Write out the material again exactly, please, and omit the pictures.
────────
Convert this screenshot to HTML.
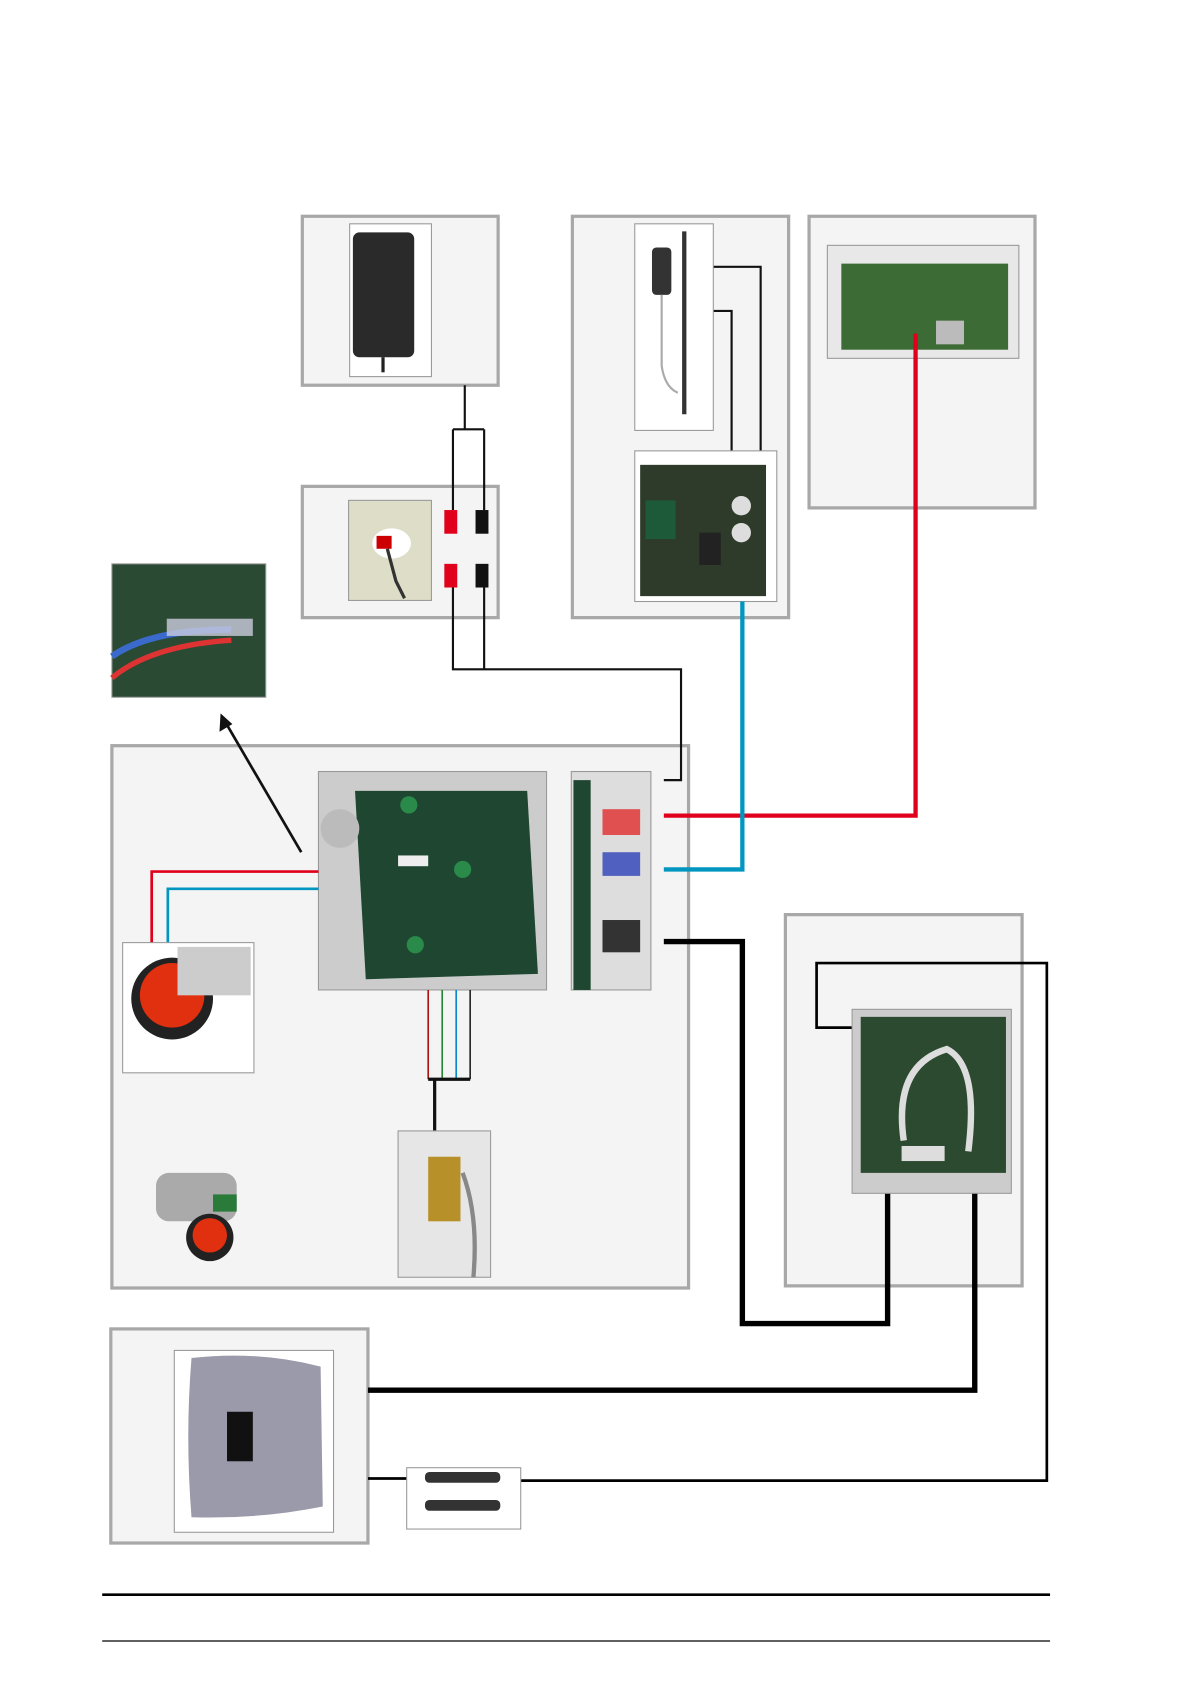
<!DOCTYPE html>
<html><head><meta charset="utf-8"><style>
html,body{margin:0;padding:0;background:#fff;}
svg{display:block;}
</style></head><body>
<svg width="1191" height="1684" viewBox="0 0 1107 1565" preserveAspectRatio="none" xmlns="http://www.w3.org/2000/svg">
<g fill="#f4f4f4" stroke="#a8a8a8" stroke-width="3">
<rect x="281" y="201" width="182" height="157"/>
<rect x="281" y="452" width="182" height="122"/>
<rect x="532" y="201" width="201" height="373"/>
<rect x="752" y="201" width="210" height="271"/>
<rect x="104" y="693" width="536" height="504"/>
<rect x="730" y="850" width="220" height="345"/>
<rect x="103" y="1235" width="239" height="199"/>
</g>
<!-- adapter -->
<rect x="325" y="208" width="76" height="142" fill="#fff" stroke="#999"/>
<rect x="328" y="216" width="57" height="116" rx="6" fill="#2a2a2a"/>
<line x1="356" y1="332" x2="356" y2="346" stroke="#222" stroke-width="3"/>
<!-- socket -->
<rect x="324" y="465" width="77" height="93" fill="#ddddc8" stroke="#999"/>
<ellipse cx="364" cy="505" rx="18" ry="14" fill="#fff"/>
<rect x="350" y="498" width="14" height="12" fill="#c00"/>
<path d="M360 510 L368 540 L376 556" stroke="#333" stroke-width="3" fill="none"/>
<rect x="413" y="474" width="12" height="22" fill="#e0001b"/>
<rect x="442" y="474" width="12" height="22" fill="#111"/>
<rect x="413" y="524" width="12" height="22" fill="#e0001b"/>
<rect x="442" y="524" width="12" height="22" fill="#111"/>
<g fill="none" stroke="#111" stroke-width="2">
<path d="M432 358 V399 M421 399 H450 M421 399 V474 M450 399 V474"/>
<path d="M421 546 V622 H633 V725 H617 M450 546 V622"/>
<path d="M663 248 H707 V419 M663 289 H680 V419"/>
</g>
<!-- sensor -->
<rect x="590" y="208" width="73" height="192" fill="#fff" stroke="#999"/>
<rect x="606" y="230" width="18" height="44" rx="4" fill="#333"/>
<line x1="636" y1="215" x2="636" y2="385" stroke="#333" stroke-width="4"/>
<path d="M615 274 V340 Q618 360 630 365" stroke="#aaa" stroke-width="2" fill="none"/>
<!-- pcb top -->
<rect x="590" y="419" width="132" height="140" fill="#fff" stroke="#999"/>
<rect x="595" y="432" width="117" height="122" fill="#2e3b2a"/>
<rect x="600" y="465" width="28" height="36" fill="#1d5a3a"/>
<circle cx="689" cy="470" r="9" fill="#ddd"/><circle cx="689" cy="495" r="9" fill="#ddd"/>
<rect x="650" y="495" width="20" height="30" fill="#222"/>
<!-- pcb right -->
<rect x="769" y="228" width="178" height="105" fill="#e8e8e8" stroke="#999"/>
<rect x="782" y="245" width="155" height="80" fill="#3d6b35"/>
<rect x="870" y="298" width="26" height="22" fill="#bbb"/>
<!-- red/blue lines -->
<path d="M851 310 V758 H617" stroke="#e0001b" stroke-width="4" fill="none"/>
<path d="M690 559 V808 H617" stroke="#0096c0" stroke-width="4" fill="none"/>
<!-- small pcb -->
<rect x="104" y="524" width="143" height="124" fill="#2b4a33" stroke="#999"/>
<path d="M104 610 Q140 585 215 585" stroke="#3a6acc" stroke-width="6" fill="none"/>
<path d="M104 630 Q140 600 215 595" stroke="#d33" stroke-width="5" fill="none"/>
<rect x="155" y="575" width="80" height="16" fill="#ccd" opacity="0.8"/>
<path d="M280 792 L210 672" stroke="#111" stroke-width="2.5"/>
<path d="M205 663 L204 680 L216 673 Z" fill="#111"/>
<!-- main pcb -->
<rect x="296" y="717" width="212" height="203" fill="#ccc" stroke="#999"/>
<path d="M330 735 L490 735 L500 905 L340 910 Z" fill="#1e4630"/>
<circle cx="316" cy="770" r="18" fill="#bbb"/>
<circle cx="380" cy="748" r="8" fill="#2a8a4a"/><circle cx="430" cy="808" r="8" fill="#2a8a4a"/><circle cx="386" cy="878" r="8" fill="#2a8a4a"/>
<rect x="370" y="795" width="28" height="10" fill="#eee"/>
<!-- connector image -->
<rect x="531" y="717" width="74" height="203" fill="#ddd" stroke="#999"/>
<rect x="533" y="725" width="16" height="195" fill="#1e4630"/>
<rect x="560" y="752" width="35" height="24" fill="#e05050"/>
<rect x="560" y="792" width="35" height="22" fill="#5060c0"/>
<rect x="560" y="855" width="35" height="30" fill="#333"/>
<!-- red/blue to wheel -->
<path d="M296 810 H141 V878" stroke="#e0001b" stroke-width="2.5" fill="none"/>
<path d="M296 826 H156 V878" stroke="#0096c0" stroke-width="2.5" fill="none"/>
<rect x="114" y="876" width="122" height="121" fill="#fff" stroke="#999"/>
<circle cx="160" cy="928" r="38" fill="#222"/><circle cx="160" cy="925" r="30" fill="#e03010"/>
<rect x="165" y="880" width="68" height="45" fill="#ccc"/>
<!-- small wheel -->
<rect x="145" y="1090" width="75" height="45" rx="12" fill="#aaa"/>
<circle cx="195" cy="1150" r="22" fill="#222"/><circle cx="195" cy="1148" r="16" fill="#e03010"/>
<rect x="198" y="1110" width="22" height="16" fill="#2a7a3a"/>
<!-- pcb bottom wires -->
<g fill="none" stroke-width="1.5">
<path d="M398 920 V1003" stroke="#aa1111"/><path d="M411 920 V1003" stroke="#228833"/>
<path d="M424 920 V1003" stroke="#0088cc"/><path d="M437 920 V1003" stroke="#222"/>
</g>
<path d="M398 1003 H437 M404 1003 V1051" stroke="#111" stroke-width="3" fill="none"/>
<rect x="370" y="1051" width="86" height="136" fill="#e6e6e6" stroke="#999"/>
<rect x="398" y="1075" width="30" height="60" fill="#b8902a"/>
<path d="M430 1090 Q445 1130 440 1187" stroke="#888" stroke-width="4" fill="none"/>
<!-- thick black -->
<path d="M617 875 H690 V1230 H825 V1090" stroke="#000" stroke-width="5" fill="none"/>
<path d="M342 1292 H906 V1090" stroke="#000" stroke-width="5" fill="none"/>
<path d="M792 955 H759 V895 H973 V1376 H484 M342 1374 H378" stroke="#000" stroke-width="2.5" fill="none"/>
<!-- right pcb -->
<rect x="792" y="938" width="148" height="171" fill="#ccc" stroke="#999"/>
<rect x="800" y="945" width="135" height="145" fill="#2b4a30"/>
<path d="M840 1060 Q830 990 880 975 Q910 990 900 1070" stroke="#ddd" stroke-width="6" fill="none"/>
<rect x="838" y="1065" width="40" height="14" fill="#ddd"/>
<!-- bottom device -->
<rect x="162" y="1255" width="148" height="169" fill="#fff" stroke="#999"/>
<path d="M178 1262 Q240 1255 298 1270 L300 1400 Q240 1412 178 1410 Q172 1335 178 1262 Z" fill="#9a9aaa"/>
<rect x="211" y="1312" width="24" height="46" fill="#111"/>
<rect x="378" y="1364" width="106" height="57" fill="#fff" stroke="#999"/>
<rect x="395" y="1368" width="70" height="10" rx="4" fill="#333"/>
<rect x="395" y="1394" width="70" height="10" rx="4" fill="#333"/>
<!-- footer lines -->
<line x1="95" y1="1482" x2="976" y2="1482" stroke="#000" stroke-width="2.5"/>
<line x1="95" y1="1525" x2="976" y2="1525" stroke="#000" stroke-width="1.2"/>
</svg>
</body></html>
────────
Final result:
Convert this screenshot to HTML.
<!DOCTYPE html>
<html><head><meta charset="utf-8"><style>
html,body{margin:0;padding:0;background:#fff;}
svg{display:block;}
</style></head><body>
<svg width="1191" height="1684" viewBox="0 0 1107 1565" preserveAspectRatio="none" xmlns="http://www.w3.org/2000/svg">
<g fill="#f4f4f4" stroke="#a8a8a8" stroke-width="3">
<rect x="281" y="201" width="182" height="157"/>
<rect x="281" y="452" width="182" height="122"/>
<rect x="532" y="201" width="201" height="373"/>
<rect x="752" y="201" width="210" height="271"/>
<rect x="104" y="693" width="536" height="504"/>
<rect x="730" y="850" width="220" height="345"/>
<rect x="103" y="1235" width="239" height="199"/>
</g>
<!-- adapter -->
<rect x="325" y="208" width="76" height="142" fill="#fff" stroke="#999"/>
<rect x="328" y="216" width="57" height="116" rx="6" fill="#2a2a2a"/>
<line x1="356" y1="332" x2="356" y2="346" stroke="#222" stroke-width="3"/>
<!-- socket -->
<rect x="324" y="465" width="77" height="93" fill="#ddddc8" stroke="#999"/>
<ellipse cx="364" cy="505" rx="18" ry="14" fill="#fff"/>
<rect x="350" y="498" width="14" height="12" fill="#c00"/>
<path d="M360 510 L368 540 L376 556" stroke="#333" stroke-width="3" fill="none"/>
<rect x="413" y="474" width="12" height="22" fill="#e0001b"/>
<rect x="442" y="474" width="12" height="22" fill="#111"/>
<rect x="413" y="524" width="12" height="22" fill="#e0001b"/>
<rect x="442" y="524" width="12" height="22" fill="#111"/>
<g fill="none" stroke="#111" stroke-width="2">
<path d="M432 358 V399 M421 399 H450 M421 399 V474 M450 399 V474"/>
<path d="M421 546 V622 H633 V725 H617 M450 546 V622"/>
<path d="M663 248 H707 V419 M663 289 H680 V419"/>
</g>
<!-- sensor -->
<rect x="590" y="208" width="73" height="192" fill="#fff" stroke="#999"/>
<rect x="606" y="230" width="18" height="44" rx="4" fill="#333"/>
<line x1="636" y1="215" x2="636" y2="385" stroke="#333" stroke-width="4"/>
<path d="M615 274 V340 Q618 360 630 365" stroke="#aaa" stroke-width="2" fill="none"/>
<!-- pcb top -->
<rect x="590" y="419" width="132" height="140" fill="#fff" stroke="#999"/>
<rect x="595" y="432" width="117" height="122" fill="#2e3b2a"/>
<rect x="600" y="465" width="28" height="36" fill="#1d5a3a"/>
<circle cx="689" cy="470" r="9" fill="#ddd"/><circle cx="689" cy="495" r="9" fill="#ddd"/>
<rect x="650" y="495" width="20" height="30" fill="#222"/>
<!-- pcb right -->
<rect x="769" y="228" width="178" height="105" fill="#e8e8e8" stroke="#999"/>
<rect x="782" y="245" width="155" height="80" fill="#3d6b35"/>
<rect x="870" y="298" width="26" height="22" fill="#bbb"/>
<!-- red/blue lines -->
<path d="M851 310 V758 H617" stroke="#e0001b" stroke-width="4" fill="none"/>
<path d="M690 559 V808 H617" stroke="#0096c0" stroke-width="4" fill="none"/>
<!-- small pcb -->
<rect x="104" y="524" width="143" height="124" fill="#2b4a33" stroke="#999"/>
<path d="M104 610 Q140 585 215 585" stroke="#3a6acc" stroke-width="6" fill="none"/>
<path d="M104 630 Q140 600 215 595" stroke="#d33" stroke-width="5" fill="none"/>
<rect x="155" y="575" width="80" height="16" fill="#ccd" opacity="0.8"/>
<path d="M280 792 L210 672" stroke="#111" stroke-width="2.5"/>
<path d="M205 663 L204 680 L216 673 Z" fill="#111"/>
<!-- main pcb -->
<rect x="296" y="717" width="212" height="203" fill="#ccc" stroke="#999"/>
<path d="M330 735 L490 735 L500 905 L340 910 Z" fill="#1e4630"/>
<circle cx="316" cy="770" r="18" fill="#bbb"/>
<circle cx="380" cy="748" r="8" fill="#2a8a4a"/><circle cx="430" cy="808" r="8" fill="#2a8a4a"/><circle cx="386" cy="878" r="8" fill="#2a8a4a"/>
<rect x="370" y="795" width="28" height="10" fill="#eee"/>
<!-- connector image -->
<rect x="531" y="717" width="74" height="203" fill="#ddd" stroke="#999"/>
<rect x="533" y="725" width="16" height="195" fill="#1e4630"/>
<rect x="560" y="752" width="35" height="24" fill="#e05050"/>
<rect x="560" y="792" width="35" height="22" fill="#5060c0"/>
<rect x="560" y="855" width="35" height="30" fill="#333"/>
<!-- red/blue to wheel -->
<path d="M296 810 H141 V878" stroke="#e0001b" stroke-width="2.5" fill="none"/>
<path d="M296 826 H156 V878" stroke="#0096c0" stroke-width="2.5" fill="none"/>
<rect x="114" y="876" width="122" height="121" fill="#fff" stroke="#999"/>
<circle cx="160" cy="928" r="38" fill="#222"/><circle cx="160" cy="925" r="30" fill="#e03010"/>
<rect x="165" y="880" width="68" height="45" fill="#ccc"/>
<!-- small wheel -->
<rect x="145" y="1090" width="75" height="45" rx="12" fill="#aaa"/>
<circle cx="195" cy="1150" r="22" fill="#222"/><circle cx="195" cy="1148" r="16" fill="#e03010"/>
<rect x="198" y="1110" width="22" height="16" fill="#2a7a3a"/>
<!-- pcb bottom wires -->
<g fill="none" stroke-width="1.5">
<path d="M398 920 V1003" stroke="#aa1111"/><path d="M411 920 V1003" stroke="#228833"/>
<path d="M424 920 V1003" stroke="#0088cc"/><path d="M437 920 V1003" stroke="#222"/>
</g>
<path d="M398 1003 H437 M404 1003 V1051" stroke="#111" stroke-width="3" fill="none"/>
<rect x="370" y="1051" width="86" height="136" fill="#e6e6e6" stroke="#999"/>
<rect x="398" y="1075" width="30" height="60" fill="#b8902a"/>
<path d="M430 1090 Q445 1130 440 1187" stroke="#888" stroke-width="4" fill="none"/>
<!-- thick black -->
<path d="M617 875 H690 V1230 H825 V1090" stroke="#000" stroke-width="5" fill="none"/>
<path d="M342 1292 H906 V1090" stroke="#000" stroke-width="5" fill="none"/>
<path d="M792 955 H759 V895 H973 V1376 H484 M342 1374 H378" stroke="#000" stroke-width="2.5" fill="none"/>
<!-- right pcb -->
<rect x="792" y="938" width="148" height="171" fill="#ccc" stroke="#999"/>
<rect x="800" y="945" width="135" height="145" fill="#2b4a30"/>
<path d="M840 1060 Q830 990 880 975 Q910 990 900 1070" stroke="#ddd" stroke-width="6" fill="none"/>
<rect x="838" y="1065" width="40" height="14" fill="#ddd"/>
<!-- bottom device -->
<rect x="162" y="1255" width="148" height="169" fill="#fff" stroke="#999"/>
<path d="M178 1262 Q240 1255 298 1270 L300 1400 Q240 1412 178 1410 Q172 1335 178 1262 Z" fill="#9a9aaa"/>
<rect x="211" y="1312" width="24" height="46" fill="#111"/>
<rect x="378" y="1364" width="106" height="57" fill="#fff" stroke="#999"/>
<rect x="395" y="1368" width="70" height="10" rx="4" fill="#333"/>
<rect x="395" y="1394" width="70" height="10" rx="4" fill="#333"/>
<!-- footer lines -->
<line x1="95" y1="1482" x2="976" y2="1482" stroke="#000" stroke-width="2.5"/>
<line x1="95" y1="1525" x2="976" y2="1525" stroke="#000" stroke-width="1.2"/>
</svg>
</body></html>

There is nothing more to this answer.